İki kariyeri birbirinden tamamen ayrı tutmak benim için büyük önem taşıyor. Öncelikle şunu belirteyim, benim için hiçbir şey, buna müziğim de dahil, gururla bir parçası olduğum Sabancı grubunun ve hizmet verdiğim EnerjiSA şirketimizin menfaati üzerinde değildir. Bu önceliklendirmeyi en başından itibaren yaptığım için bir ikileme düşmek veya bocalamak söz konusu olmadı.
YENİLİKLERE AÇIK DEĞİL
Yurtdışındaki popüleritenizi nelere bağlıyorsunuz? Sizce Avrupa ve dünyadaki müzikal akımlar Türkiye’de yeteri kadar karşılık bulabiliyor mu?
Daha önce de bahsettiğim gibi elektronik dans müziği yapıyor olmam ve bu müziğin kültürünün yurtdışında oturmuş olup Türkiye’de henüz pek bilinmiyor olması. Müziğimi götürdüğüm dünyanın her noktasında bayrağımızı dalgalandırabiliyor olmaktan gurur duyuyorum. Avrupa ve Türkiye kıyaslaması yapmak oldukça güç ama benim gözüme çarpan ilk gerçek şu oldu; Avrupa veya Amerika’daki müzik tüketicileri algılarını yeniliklere açık tutarken Türkiye’de tam tersi olduğunu görüyorum.
Grammy hayalinizi her fırsatta dile getiriyorsunuz. Peki ya sonrası?
Güzel soru... Sonrasını pek düşünmedim desem yeridir ama o noktaya geldikten sonra yeni Faruk Sabancı’yı bulmak ve desteklemek, Türkiye’mize ikinci bir Grammy getirmek için çabalardım sanırım. Bunun yanında Grammy ödülünün getirdiği global konumu ülkemizin kültürel ve sanatsal tanıtımı için kullanmak isterdim.
Elektronik müzik bir adım önde
Elektronik müzik kültürü henüz Türkiye’de yeteri kadar popüler değil. Türkiye’de yaptığınız müziğin bir karşılığı olduğunu düşünüyor musunuz?

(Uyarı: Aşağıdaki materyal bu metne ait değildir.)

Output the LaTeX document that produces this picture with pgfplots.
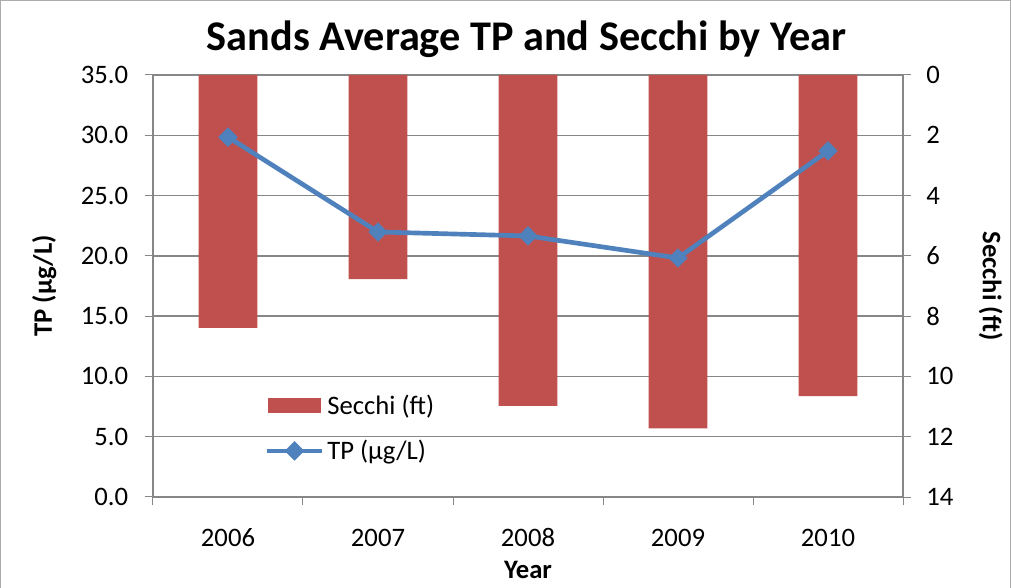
\documentclass[border=0pt]{standalone}
\usepackage{pgfplots}
\pgfplotsset{compat=1.18}
\usepackage{fontspec}
\setmainfont{Carlito}
\definecolor{barred}{HTML}{C0504D}
\definecolor{lineblue}{HTML}{4F81BD}
\definecolor{gridgray}{HTML}{878787}
\newcommand{\lblfont}{\fontsize{20}{24}\selectfont}
\pgfplotsset{
  base/.style={
    scale only axis, width=562.5pt, height=316.5pt,
    xmin=-0.5, xmax=4.5,
    tick align=outside,
    major tick length=6pt,
    tick style={gridgray, line width=0.75pt},
    axis line style={gridgray, line width=1pt},
    tick label style={font=\lblfont, black},
    /pgf/number format/assume math mode=true,
  },
  tplegend/.style={legend image code/.code={\draw[mark repeat=2, mark phase=2, ##1] plot coordinates {(0pt,0pt) (20.9pt,0pt) (41.8pt,0pt)};}},
  barlegend/.style={legend image code/.code={\fill[barred] (1.5pt,-5.25pt) rectangle (40.5pt,5.25pt);}},
}
\pgfplotstableread{
x tp secchi
0 29.85 8.39
1 21.98 6.77
2 21.65 10.98
3 19.82 11.72
4 28.70 10.65
}\datatab
\begin{document}
\begin{tikzpicture}
\useasboundingbox (-114.75pt,-68.25pt) rectangle (643.5pt,372.75pt);
\draw[gridgray!70, line width=0.75pt] (-114.2pt,-70pt) rectangle (642.9pt,372.2pt);
% left axis with grid
\begin{axis}[base,
  ymin=0, ymax=35,
  axis y line*=left, axis x line*=bottom,
  ytick={0,5,...,35},
  ymajorgrids, grid style={gridgray, line width=1pt},
  yticklabel style={/pgf/number format/.cd, fixed, fixed zerofill, precision=1, /tikz/.cd, anchor=east, inner sep=0pt, xshift=-12.5pt},
  xtick={-0.5,0.5,...,4.5}, xticklabels={},
  extra x ticks={0,1,2,3,4},
  extra x tick labels={2006,2007,2008,2009,2010},
  extra x tick style={major tick length=0pt, tick style={draw=none}, xticklabel style={anchor=base, inner sep=0pt, yshift=-37.5pt}},
  ylabel={\textbf{TP (µg/L)}},
  ylabel style={at={(axis description cs:-0.145,0.5)}, anchor=center, font=\lblfont},
  xlabel={\textbf{Year}},
  xlabel style={at={(axis description cs:0.5,-0.192)}, anchor=base, font=\lblfont},
  title={\textbf{Sands Average TP and Secchi by Year}},
  title style={at={(axis description cs:0.498,1.0396)}, anchor=base, font=\fontsize{31.7}{38}\selectfont},
]
\end{axis}
% right axis with bars
\begin{axis}[base,
  ymin=0, ymax=14, y dir=reverse,
  axis y line*=right, axis x line=none,
  ytick={0,2,...,14},
  yticklabel style={anchor=west, inner sep=0pt, xshift=11.25pt},
  ylabel={\textbf{Secchi (ft)}},
  ylabel style={at={(axis description cs:1.117,0.5)}, anchor=center, rotate=180, font=\lblfont},
]
\addplot[ybar, bar width=0.393, fill=barred, draw=none] table[x=x, y=secchi] {\datatab};
\end{axis}
% line on top
\begin{axis}[base,
  ymin=0, ymax=35,
  hide axis,
  legend style={at={(axis description cs:0.148,0.2488)}, anchor=north west, draw=none, fill=none,
    font=\lblfont, row sep=13.75pt, inner sep=0pt,
    nodes={inner sep=2pt}},
  legend cell align=left,
]
\addlegendimage{barlegend}
\addlegendentry{Secchi (ft)}
\addplot[lineblue, line width=3.5pt, mark=square*, mark size=5pt,
  mark options={fill=lineblue, draw=lineblue, line width=0.3pt, rotate=45}, tplegend]
  table[x=x, y=tp] {\datatab};
\addlegendentry{TP (µg/L)}
\end{axis}
\end{tikzpicture}
\end{document}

Kesinlikle bir karşılığı var. Elektronik müzik dinleyicisi her zaman bir adım önde olup, trendlere hakim olan bilinçli müzik tüketicisidir dolayısıyla ülkemizde de bu vizyona sahip bir dinleyici kitlemin olması beni gururlandırıyor.
Single tüm dünyada yayımlanacak
Son olarak çalışmalarına başladığınız yeni single’ınızdan da biraz bahseder misiniz?
Ne yazık ki bu noktada pek detay veremiyorum ama yaz öncesi tüm dünyada yayımlanıyor olacak. Bu parçada bana yabancı bir bayan vokal eşlik ediyor ve diğer çalışmalarımdan farklı olarak burada bazı balkan havaları var ve şimdiye kadar dinlettiğim herkesi yakalayan bir melodisi var.